> TASK TO COMPLETE:
Quote all of the data exactly as given. Skip every picture it contains.

> PROVIDED DATA:

****

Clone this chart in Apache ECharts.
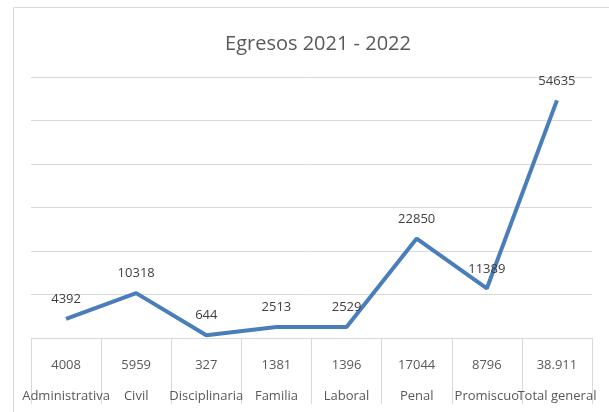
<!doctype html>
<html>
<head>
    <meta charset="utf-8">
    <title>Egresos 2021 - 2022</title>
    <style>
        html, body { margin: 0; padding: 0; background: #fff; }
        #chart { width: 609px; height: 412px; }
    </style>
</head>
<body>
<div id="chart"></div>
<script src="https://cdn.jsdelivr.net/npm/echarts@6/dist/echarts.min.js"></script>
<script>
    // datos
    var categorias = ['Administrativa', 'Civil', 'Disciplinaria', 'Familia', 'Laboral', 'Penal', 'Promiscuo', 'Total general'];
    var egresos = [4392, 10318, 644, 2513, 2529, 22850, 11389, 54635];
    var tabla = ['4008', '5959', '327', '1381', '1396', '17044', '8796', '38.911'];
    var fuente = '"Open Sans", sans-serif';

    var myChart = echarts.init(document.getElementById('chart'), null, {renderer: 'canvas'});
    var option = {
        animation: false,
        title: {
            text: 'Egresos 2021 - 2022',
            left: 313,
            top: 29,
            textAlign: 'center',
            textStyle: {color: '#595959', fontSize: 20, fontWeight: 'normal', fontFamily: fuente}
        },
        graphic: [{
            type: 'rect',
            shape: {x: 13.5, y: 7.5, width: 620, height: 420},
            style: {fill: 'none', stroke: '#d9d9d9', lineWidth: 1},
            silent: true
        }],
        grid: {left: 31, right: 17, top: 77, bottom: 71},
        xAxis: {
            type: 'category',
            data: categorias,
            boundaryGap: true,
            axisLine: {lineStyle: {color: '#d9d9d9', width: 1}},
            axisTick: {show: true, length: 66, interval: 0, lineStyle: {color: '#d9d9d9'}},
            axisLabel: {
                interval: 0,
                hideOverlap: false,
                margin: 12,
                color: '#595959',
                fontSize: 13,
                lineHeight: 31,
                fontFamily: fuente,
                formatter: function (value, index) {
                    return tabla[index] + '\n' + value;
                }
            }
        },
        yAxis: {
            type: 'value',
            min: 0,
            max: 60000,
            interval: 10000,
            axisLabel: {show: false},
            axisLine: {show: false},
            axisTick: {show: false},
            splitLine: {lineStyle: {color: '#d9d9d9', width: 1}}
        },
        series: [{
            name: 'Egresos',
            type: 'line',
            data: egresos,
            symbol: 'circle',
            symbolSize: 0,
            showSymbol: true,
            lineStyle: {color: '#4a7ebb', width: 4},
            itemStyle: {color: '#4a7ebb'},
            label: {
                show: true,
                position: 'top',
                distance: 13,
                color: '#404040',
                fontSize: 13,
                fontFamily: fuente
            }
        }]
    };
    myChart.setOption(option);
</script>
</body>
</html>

****

> RESULT:
Clone this chart in Apache ECharts.
<!doctype html>
<html>
<head>
    <meta charset="utf-8">
    <title>Egresos 2021 - 2022</title>
    <style>
        html, body { margin: 0; padding: 0; background: #fff; }
        #chart { width: 609px; height: 412px; }
    </style>
</head>
<body>
<div id="chart"></div>
<script src="https://cdn.jsdelivr.net/npm/echarts@6/dist/echarts.min.js"></script>
<script>
    // datos
    var categorias = ['Administrativa', 'Civil', 'Disciplinaria', 'Familia', 'Laboral', 'Penal', 'Promiscuo', 'Total general'];
    var egresos = [4392, 10318, 644, 2513, 2529, 22850, 11389, 54635];
    var tabla = ['4008', '5959', '327', '1381', '1396', '17044', '8796', '38.911'];
    var fuente = '"Open Sans", sans-serif';

    var myChart = echarts.init(document.getElementById('chart'), null, {renderer: 'canvas'});
    var option = {
        animation: false,
        title: {
            text: 'Egresos 2021 - 2022',
            left: 313,
            top: 29,
            textAlign: 'center',
            textStyle: {color: '#595959', fontSize: 20, fontWeight: 'normal', fontFamily: fuente}
        },
        graphic: [{
            type: 'rect',
            shape: {x: 13.5, y: 7.5, width: 620, height: 420},
            style: {fill: 'none', stroke: '#d9d9d9', lineWidth: 1},
            silent: true
        }],
        grid: {left: 31, right: 17, top: 77, bottom: 71},
        xAxis: {
            type: 'category',
            data: categorias,
            boundaryGap: true,
            axisLine: {lineStyle: {color: '#d9d9d9', width: 1}},
            axisTick: {show: true, length: 66, interval: 0, lineStyle: {color: '#d9d9d9'}},
            axisLabel: {
                interval: 0,
                hideOverlap: false,
                margin: 12,
                color: '#595959',
                fontSize: 13,
                lineHeight: 31,
                fontFamily: fuente,
                formatter: function (value, index) {
                    return tabla[index] + '\n' + value;
                }
            }
        },
        yAxis: {
            type: 'value',
            min: 0,
            max: 60000,
            interval: 10000,
            axisLabel: {show: false},
            axisLine: {show: false},
            axisTick: {show: false},
            splitLine: {lineStyle: {color: '#d9d9d9', width: 1}}
        },
        series: [{
            name: 'Egresos',
            type: 'line',
            data: egresos,
            symbol: 'circle',
            symbolSize: 0,
            showSymbol: true,
            lineStyle: {color: '#4a7ebb', width: 4},
            itemStyle: {color: '#4a7ebb'},
            label: {
                show: true,
                position: 'top',
                distance: 13,
                color: '#404040',
                fontSize: 13,
                fontFamily: fuente
            }
        }]
    };
    myChart.setOption(option);
</script>
</body>
</html>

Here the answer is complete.